__TO BE DONE__
Below is a listing to transcribe in full and exactly; keep the pictures out.

__INFORMATION SUPPLIED__
* * *

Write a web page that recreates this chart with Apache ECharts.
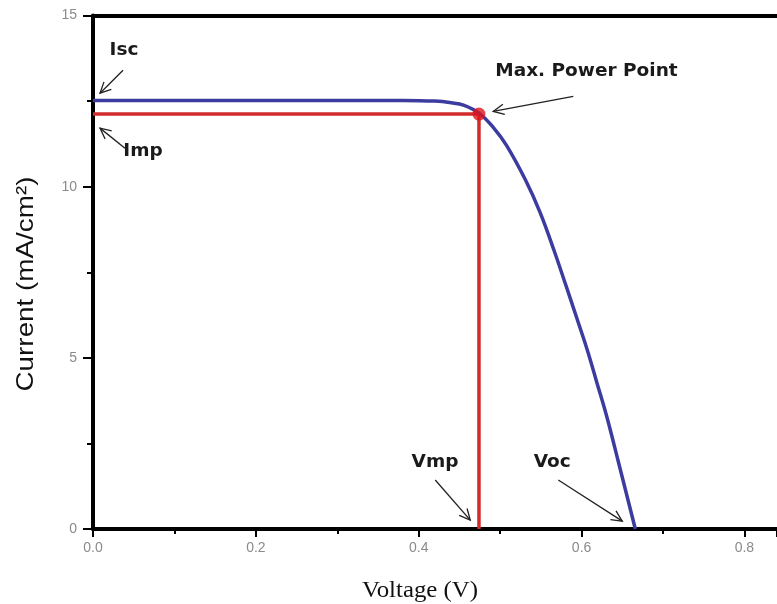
<!DOCTYPE html>
<html><head><meta charset="utf-8">
<script src="https://cdn.jsdelivr.net/npm/echarts@6/dist/echarts.min.js"></script>
<style>html,body{margin:0;padding:0;background:#fff}#c{width:777px;height:604px}</style>
</head><body><div id="c"></div>
<script>
// ---- data ----
const voltage = [0, 0.1, 0.2, 0.3, 0.38, 0.42, 0.44, 0.455, 0.474, 0.492, 0.508, 0.531, 0.549, 0.566, 0.580, 0.594, 0.607, 0.619, 0.631, 0.645, 0.666];
const current = [12.52, 12.52, 12.52, 12.52, 12.52, 12.5, 12.45, 12.38, 12.15, 11.72, 11.2, 10.2, 9.25, 8.15, 7.17, 6.17, 5.23, 4.26, 3.28, 1.98, 0];
const Vmp = 0.474;
const Imp = 12.12;
const xTickLabels = ['0.0', '0.2', '0.4', '0.6', '0.8'];
const yTickLabels = ['0', '5', '10', '15'];
const annoNames = ['Isc', 'Imp', 'Max. Power Point', 'Vmp', 'Voc'];

// ---- annotation placement (data coordinates) ----
const annoTextAt    = [[0.038, 13.99], [0.0614, 11.03], [0.606, 13.37], [0.420, 1.96], [0.564, 1.96]];
const annoArrowFrom = [[0.0369, 13.40], [0.0393, 11.12], [0.5898, 12.64], [0.4203, 1.43], [0.5714, 1.43]];
const annoArrowTo   = [[0.0086, 12.73], [0.0086, 11.71], [0.4915, 12.20], [0.4633, 0.26], [0.650, 0.23]];

const curve = voltage.map((v, i) => [v, current[i]]);
const mppLines = [[0, Imp], [Vmp, Imp], [Vmp, 0]];
const arrows = annoArrowFrom.map((f, i) => [f[0], f[1], annoArrowTo[i][0], annoArrowTo[i][1]]);
const texts = annoTextAt.map((p, i) => [p[0], p[1], i]);

const chart = echarts.init(document.getElementById('c'), null, {renderer: 'canvas'});

function arrowItem(params, api) {
  const p0 = api.coord([api.value(0), api.value(1)]);
  const p1 = api.coord([api.value(2), api.value(3)]);
  const ang = Math.atan2(p1[1] - p0[1], p1[0] - p0[0]);
  const L = 12, a = 0.45;
  const h1 = [p1[0] - L * Math.cos(ang - a), p1[1] - L * Math.sin(ang - a)];
  const h2 = [p1[0] - L * Math.cos(ang + a), p1[1] - L * Math.sin(ang + a)];
  return {type: 'group', children: [
    {type: 'line', shape: {x1: p0[0], y1: p0[1], x2: p1[0], y2: p1[1]}, style: {stroke: '#222', lineWidth: 1.3}},
    {type: 'polyline', shape: {points: [h1, p1, h2]}, style: {stroke: '#222', lineWidth: 1.3, fill: null}}
  ]};
}
function textItem(params, api) {
  const p = api.coord([api.value(0), api.value(1)]);
  return {type: 'text', x: p[0], y: p[1], style: {
    text: annoNames[api.value(2)], fill: '#1a1a1a', font: 'bold 18.5px "DejaVu Sans"',
    align: 'center', verticalAlign: 'middle'}};
}
const isMult = (v, step) => Math.abs(v / step - Math.round(v / step)) < 1e-6;

const option = {
  animation: false,
  backgroundColor: '#fff',
  grid: {left: 93, right: 0, top: 15.5, bottom: 75, containLabel: false, outerBoundsMode: 'none'},
  xAxis: [{
    type: 'value', min: 0, max: 0.84, interval: 0.2, position: 'bottom',
    axisLine: {show: true, lineStyle: {color: '#000', width: 4}},
    axisTick: {show: true, length: 8, lineStyle: {color: '#000', width: 2}},
    minorTick: {show: true, splitNumber: 2, length: 5, lineStyle: {color: '#000', width: 2}},
    splitLine: {show: false}, minorSplitLine: {show: false},
    axisLabel: {color: '#8a8a8a', fontSize: 14, fontFamily: 'Liberation Sans', margin: 12,
      formatter: v => { if (!isMult(v, 0.2)) return ''; const s = v.toFixed(1); return xTickLabels.includes(s) ? s : ''; }}
  }, {
    type: 'value', min: 0, max: 0.84, position: 'top',
    axisLine: {show: true, lineStyle: {color: '#000', width: 4}},
    axisTick: {show: false}, axisLabel: {show: false}, splitLine: {show: false}
  }],
  yAxis: {
    type: 'value', min: 0, max: 15, interval: 5,
    axisLine: {show: true, lineStyle: {color: '#000', width: 4}},
    axisTick: {show: true, length: 10, lineStyle: {color: '#000', width: 2}},
    minorTick: {show: true, splitNumber: 2, length: 6, lineStyle: {color: '#000', width: 2}},
    splitLine: {show: false},
    axisLabel: {color: '#8a8a8a', fontSize: 14, fontFamily: 'Liberation Sans', margin: 16,
      formatter: v => { const s = String(Math.round(v)); return yTickLabels.includes(s) ? s : ''; }}
  },
  graphic: [
    {type: 'text', x: 420, y: 591, scaleX: 1.08, style: {text: 'Voltage (V)', font: '23px "Liberation Serif"', fill: '#111', align: 'center', verticalAlign: 'middle'}},
    {type: 'text', x: 26, y: 284, rotation: Math.PI / 2, scaleX: 1.16, style: {text: 'Current (mA/cm²)', font: '24px "Liberation Sans"', fill: '#111', align: 'center', verticalAlign: 'middle'}}
  ],
  series: [
    {type: 'line', name: 'MPP', data: mppLines, symbol: 'none', z: 2,
      lineStyle: {color: '#d22b2b', width: 3.5}},
    {type: 'line', name: 'I-V', data: curve, symbol: 'none', smooth: 0.4, z: 3,
      lineStyle: {color: '#3c3ca0', width: 3.5}},
    {type: 'scatter', name: 'Max. Power Point', data: [[Vmp, Imp]], symbolSize: 13, z: 4,
      itemStyle: {color: '#e0151b'}},
    {type: 'custom', name: 'arrows', data: arrows, renderItem: arrowItem, z: 5, clip: false,
      encode: {x: [0, 2], y: [1, 3]}},
    {type: 'custom', name: 'labels', data: texts, renderItem: textItem, z: 5, clip: false,
      encode: {x: 0, y: 1}}
  ]
};
chart.setOption(option);
</script></body></html>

* * *

__RESPONSE FOR THIS EXERCISE__
Write a web page that recreates this chart with Apache ECharts.
<!DOCTYPE html>
<html><head><meta charset="utf-8">
<script src="https://cdn.jsdelivr.net/npm/echarts@6/dist/echarts.min.js"></script>
<style>html,body{margin:0;padding:0;background:#fff}#c{width:777px;height:604px}</style>
</head><body><div id="c"></div>
<script>
// ---- data ----
const voltage = [0, 0.1, 0.2, 0.3, 0.38, 0.42, 0.44, 0.455, 0.474, 0.492, 0.508, 0.531, 0.549, 0.566, 0.580, 0.594, 0.607, 0.619, 0.631, 0.645, 0.666];
const current = [12.52, 12.52, 12.52, 12.52, 12.52, 12.5, 12.45, 12.38, 12.15, 11.72, 11.2, 10.2, 9.25, 8.15, 7.17, 6.17, 5.23, 4.26, 3.28, 1.98, 0];
const Vmp = 0.474;
const Imp = 12.12;
const xTickLabels = ['0.0', '0.2', '0.4', '0.6', '0.8'];
const yTickLabels = ['0', '5', '10', '15'];
const annoNames = ['Isc', 'Imp', 'Max. Power Point', 'Vmp', 'Voc'];

// ---- annotation placement (data coordinates) ----
const annoTextAt    = [[0.038, 13.99], [0.0614, 11.03], [0.606, 13.37], [0.420, 1.96], [0.564, 1.96]];
const annoArrowFrom = [[0.0369, 13.40], [0.0393, 11.12], [0.5898, 12.64], [0.4203, 1.43], [0.5714, 1.43]];
const annoArrowTo   = [[0.0086, 12.73], [0.0086, 11.71], [0.4915, 12.20], [0.4633, 0.26], [0.650, 0.23]];

const curve = voltage.map((v, i) => [v, current[i]]);
const mppLines = [[0, Imp], [Vmp, Imp], [Vmp, 0]];
const arrows = annoArrowFrom.map((f, i) => [f[0], f[1], annoArrowTo[i][0], annoArrowTo[i][1]]);
const texts = annoTextAt.map((p, i) => [p[0], p[1], i]);

const chart = echarts.init(document.getElementById('c'), null, {renderer: 'canvas'});

function arrowItem(params, api) {
  const p0 = api.coord([api.value(0), api.value(1)]);
  const p1 = api.coord([api.value(2), api.value(3)]);
  const ang = Math.atan2(p1[1] - p0[1], p1[0] - p0[0]);
  const L = 12, a = 0.45;
  const h1 = [p1[0] - L * Math.cos(ang - a), p1[1] - L * Math.sin(ang - a)];
  const h2 = [p1[0] - L * Math.cos(ang + a), p1[1] - L * Math.sin(ang + a)];
  return {type: 'group', children: [
    {type: 'line', shape: {x1: p0[0], y1: p0[1], x2: p1[0], y2: p1[1]}, style: {stroke: '#222', lineWidth: 1.3}},
    {type: 'polyline', shape: {points: [h1, p1, h2]}, style: {stroke: '#222', lineWidth: 1.3, fill: null}}
  ]};
}
function textItem(params, api) {
  const p = api.coord([api.value(0), api.value(1)]);
  return {type: 'text', x: p[0], y: p[1], style: {
    text: annoNames[api.value(2)], fill: '#1a1a1a', font: 'bold 18.5px "DejaVu Sans"',
    align: 'center', verticalAlign: 'middle'}};
}
const isMult = (v, step) => Math.abs(v / step - Math.round(v / step)) < 1e-6;

const option = {
  animation: false,
  backgroundColor: '#fff',
  grid: {left: 93, right: 0, top: 15.5, bottom: 75, containLabel: false, outerBoundsMode: 'none'},
  xAxis: [{
    type: 'value', min: 0, max: 0.84, interval: 0.2, position: 'bottom',
    axisLine: {show: true, lineStyle: {color: '#000', width: 4}},
    axisTick: {show: true, length: 8, lineStyle: {color: '#000', width: 2}},
    minorTick: {show: true, splitNumber: 2, length: 5, lineStyle: {color: '#000', width: 2}},
    splitLine: {show: false}, minorSplitLine: {show: false},
    axisLabel: {color: '#8a8a8a', fontSize: 14, fontFamily: 'Liberation Sans', margin: 12,
      formatter: v => { if (!isMult(v, 0.2)) return ''; const s = v.toFixed(1); return xTickLabels.includes(s) ? s : ''; }}
  }, {
    type: 'value', min: 0, max: 0.84, position: 'top',
    axisLine: {show: true, lineStyle: {color: '#000', width: 4}},
    axisTick: {show: false}, axisLabel: {show: false}, splitLine: {show: false}
  }],
  yAxis: {
    type: 'value', min: 0, max: 15, interval: 5,
    axisLine: {show: true, lineStyle: {color: '#000', width: 4}},
    axisTick: {show: true, length: 10, lineStyle: {color: '#000', width: 2}},
    minorTick: {show: true, splitNumber: 2, length: 6, lineStyle: {color: '#000', width: 2}},
    splitLine: {show: false},
    axisLabel: {color: '#8a8a8a', fontSize: 14, fontFamily: 'Liberation Sans', margin: 16,
      formatter: v => { const s = String(Math.round(v)); return yTickLabels.includes(s) ? s : ''; }}
  },
  graphic: [
    {type: 'text', x: 420, y: 591, scaleX: 1.08, style: {text: 'Voltage (V)', font: '23px "Liberation Serif"', fill: '#111', align: 'center', verticalAlign: 'middle'}},
    {type: 'text', x: 26, y: 284, rotation: Math.PI / 2, scaleX: 1.16, style: {text: 'Current (mA/cm²)', font: '24px "Liberation Sans"', fill: '#111', align: 'center', verticalAlign: 'middle'}}
  ],
  series: [
    {type: 'line', name: 'MPP', data: mppLines, symbol: 'none', z: 2,
      lineStyle: {color: '#d22b2b', width: 3.5}},
    {type: 'line', name: 'I-V', data: curve, symbol: 'none', smooth: 0.4, z: 3,
      lineStyle: {color: '#3c3ca0', width: 3.5}},
    {type: 'scatter', name: 'Max. Power Point', data: [[Vmp, Imp]], symbolSize: 13, z: 4,
      itemStyle: {color: '#e0151b'}},
    {type: 'custom', name: 'arrows', data: arrows, renderItem: arrowItem, z: 5, clip: false,
      encode: {x: [0, 2], y: [1, 3]}},
    {type: 'custom', name: 'labels', data: texts, renderItem: textItem, z: 5, clip: false,
      encode: {x: 0, y: 1}}
  ]
};
chart.setOption(option);
</script></body></html>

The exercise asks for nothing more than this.